Shortly before the voyage of the Awda was due to begin, three Palestinians reportedly involved with chartering it got blown up in Limassol, Cyprus, and the following night a limpet mine attached to the ship below the waterline blasted a large hole in its hull as it sat in the harbor. The Awda never left Limassol. (Meir Kahane’s fundamentalist Jewish Defense League reportedly claimed credit for the sabotage, but few people believed that it had such capabilities, and the PLO blamed Mossad.)
More recently, the Israelis have tracked and seized ships full of Iranian-supplied arms and munitions with very little bloodshed and very little protest.
But this time around, the operation looks like it was botched from start to finish, once again suggesting that the Israeli military and intelligence services, including the vaunted special-operations forces, are shadows of their old selves. Weak intelligence and poor planning seem to have marked many of Israel’s recent operations—from the Lebanon war in 2006 (when the once awesome forces of Israel’s Army were fought to a standstill by the irregulars from Hizbullah); to the botched and bloody effort, during the Gaza war at the beginning of 2009, to eliminate Hamas; to the embarrassingly high-profile Dubai assassination of a Hamas leader this winter. Where Israel was once fleet, subtle, and omnipotent, it now seems clumsy and noisy.
Indeed, the explanations out of Netanyahu’s government for the flotilla catastrophe would be ludicrous if they didn’t stem from a tragedy. Is the world supposed to feel sorry for the commandos whose assault rifles were briefly outmatched by men wielding wooden staves and monkey wrenches?
Actually, I do feel sorry for an utterly inadequate force sent to board a ship at night in international waters, presumably with the idea of carrying out a surprise attack that would neutralize resistance before it could begin. But this is 2010: the protesters, who saw the whole thing coming, were even online with live satellite feeds for their news cameras.

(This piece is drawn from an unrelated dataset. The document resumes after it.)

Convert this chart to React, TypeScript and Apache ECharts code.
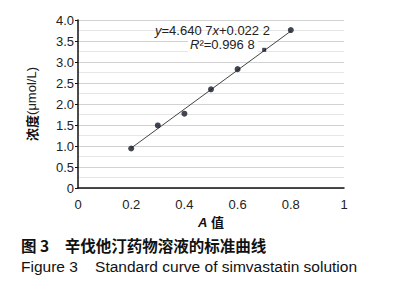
import React, { useEffect, useRef } from "react";
import * as echarts from "echarts";

const absorbance = [0.2, 0.3, 0.4, 0.5, 0.6, 0.7, 0.8];
const concentration = [0.94, 1.49, 1.77, 2.35, 2.83, 3.29, 3.76];
const slope = 4.6407;
const intercept = 0.0222;
const fitRange = [0.2, 0.8];
const equationText = "{i|y}=4.640 7{i|x}+0.022 2";
const r2Text = "{i|R}²=0.996 8";
const yAxisName = "{b|浓度}(μmol/L)";
const xAxisName = "{i|A} 值";
const captionZh = "图 3　辛伐他汀药物溶液的标准曲线";
const captionEn = "Figure 3    Standard curve of simvastatin solution";

const FONT = "'Liberation Sans', Arial, 'Noto Sans CJK SC', sans-serif";

export default function App() {
  const ref = useRef<HTMLDivElement>(null);
  useEffect(() => {
    document.body.style.margin = "0";
    if (!ref.current) return;
    const chart = echarts.init(ref.current, undefined, { renderer: "svg" });
    const points = absorbance.map((x, i) => [x, concentration[i]]);
    const fit = fitRange.map((x) => [x, slope * x + intercept]);
    chart.setOption({
      animation: false,
      backgroundColor: "#fff",
      grid: { left: 78, right: 55, top: 20, bottom: 112, containLabel: false },
      xAxis: {
        type: "value",
        min: 0,
        max: 1,
        interval: 0.2,
        name: xAxisName,
        nameLocation: "middle",
        nameGap: 27,
        nameTextStyle: {
          color: "#111",
          fontSize: 13,
          fontFamily: FONT,
          fontWeight: "bold",
          rich: { i: { fontStyle: "italic", fontSize: 13, fontFamily: FONT, fontWeight: "bold", color: "#111" } },
        },
        axisLine: { show: true, onZero: false, lineStyle: { color: "#111", width: 1.5 } },
        axisTick: { show: false },
        splitLine: { show: false },
        axisLabel: {
          color: "#222",
          fontSize: 13,
          fontFamily: FONT,
          margin: 10,
          formatter: (v: number) => (v === 0 || v === 1 ? String(v) : v.toFixed(1)),
        },
      },
      yAxis: {
        type: "value",
        min: 0,
        max: 4,
        interval: 0.5,
        name: yAxisName,
        nameLocation: "middle",
        nameGap: 40,
        nameTextStyle: {
          color: "#222",
          fontSize: 13,
          fontFamily: FONT,
          rich: { b: { fontWeight: "bold", fontSize: 13, fontFamily: "'Noto Sans CJK SC', sans-serif", color: "#111" } },
        },
        axisLine: { show: true, onZero: false, lineStyle: { color: "#111", width: 1.5 } },
        axisTick: { show: true, length: 3, lineStyle: { color: "#111" } },
        axisLabel: {
          color: "#222",
          fontSize: 13,
          fontFamily: FONT,
          margin: 4,
          formatter: (v: number) => (v === 0 ? "0" : v.toFixed(1)),
        },
        splitLine: { show: true, lineStyle: { color: "#d2d2d2", width: 1 } },
        minorTick: { show: false, splitNumber: 2 },
        minorSplitLine: { show: true, lineStyle: { color: "#e6e6e6", width: 1 } },
      },
      series: [
        {
          type: "line",
          data: fit,
          symbol: "none",
          lineStyle: { color: "#444", width: 1 },
          z: 2,
        },
        {
          type: "scatter",
          data: points,
          symbol: (_v: any, p: any) => (p.dataIndex === 5 ? "rect" : "circle"),
          symbolSize: (_v: any, p: any) => (p.dataIndex === 5 ? 4 : 6),
          itemStyle: { color: "#111827" },
          z: 3,
        },
      ],
      graphic: [
        {
          type: "text",
          left: 155,
          top: 24,
          z: 100,
          style: {
            text: equationText,
            fontSize: 13,
            fontFamily: FONT,
            fill: "#222",
            rich: { i: { fontStyle: "italic", fontSize: 13, fontFamily: FONT, fill: "#222" } },
          },
        },
        {
          type: "text",
          left: 188,
          top: 37,
          z: 100,
          style: {
            text: r2Text,
            fontSize: 13,
            fontFamily: FONT,
            fill: "#222",
            backgroundColor: "#fff",
            padding: [1, 3, 1, 2],
            rich: { i: { fontStyle: "italic", fontSize: 13, fontFamily: FONT, fill: "#222" } },
          },
        },
        {
          type: "text",
          left: 21,
          top: 237,
          z: 100,
          style: {
            text: captionZh,
            fontSize: 15.5,
            fontWeight: "bold",
            fontFamily: "'Noto Sans CJK SC', sans-serif",
            fill: "#111",
          },
        },
        {
          type: "text",
          left: 21,
          top: 259,
          z: 100,
          style: {
            text: captionEn,
            fontSize: 15.5,
            fontFamily: FONT,
            fill: "#111",
          },
        },
      ],
    });
    return () => chart.dispose();
  }, []);
  return <div ref={ref} style={{ width: 399, height: 300 }} />;
}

Entebbe, this ain’t.
The goal of the protesters was always clear: not to deliver 10,000 tons of aid to Gaza, but to pry open the whole blockade by driving a propaganda wedge between Netanyahu’s Israel and the fast-waning ranks of its friends and allies. Israel’s only serious goal should have been to counteract that strategy. Well-executed covert ops can have that effect, since people can only guess at what happens, and without clear answers the news moves on. Instead, the operation handed a PR victory to the Palestinians—and, indeed, to Hamas, whose constituents have suffered in the blockade—on a silver platter.
All this is simply tragic for those killed and, indeed, for Israel itself. But it also prompts a question that Americans have to consider, given Netanyahu’s persistent saber-rattling about Iran. After the latest in a string of fiascoes, who would be at greater risk if Netanyahu really did decide to go to war with Iran? Israel’s enemies? Or its friends?